Decían ayer en la sobremesa que el instinto más primario es el de alargar lo máximo posible la llegada de la muerte. Supongo que ese impás entre venir e intentar irse lo más tarde posible es lo que se llama vida. A algunas personas el alargamiento se les queda un poco corto, y doblan las servilleta y se levantan de la mesa muy pronto. Otros se quedan hasta los gin tonic y hasta el colacao de antes de dormir si hace falta y a veces, más de las que debería, en esa mesa de la que nadie quiere levantarse se producen conversaciones estériles que se alargan más de la cuenta. O que quizá no deberían haber pasado de un saludo protocolario.

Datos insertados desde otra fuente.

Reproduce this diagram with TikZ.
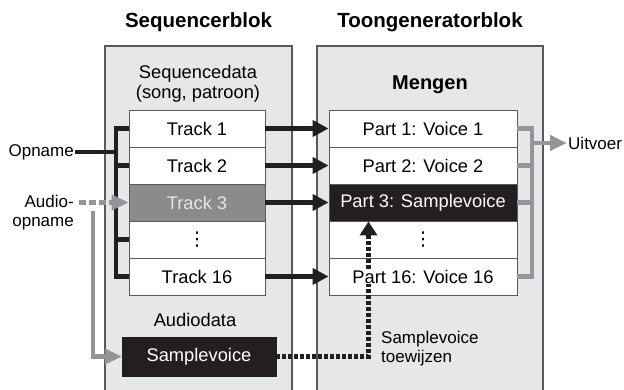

Pero, ay, a veces es tan difícil cortar el flujo de comunicación que uno no es capaz de cambiar de tema sin romperse antes. O casi. Porque hay quien, como Buenafuente, es capaz de identificar las pequeñas grietas que van surgiendo un día, y luego otro, y otro más, y parar antes de partirse por la mitad. Otros llegamos tarde. Más bien, nos vamos tarde, a veces tan tarde que somos los que cerramos la puerta al salir. Y ahí el socavón es tan visible que las grietas ahora se hacen llamar fallas.
Hace años que las uvas de Nochevieja se han extrañado —y no por los vestidos estrambóticos de cierta presentadora, que también— pero no pasa nada. Que alguien se levante arrastrando la silla y diga ahí por el 2026 vuelvo es un buen presagio.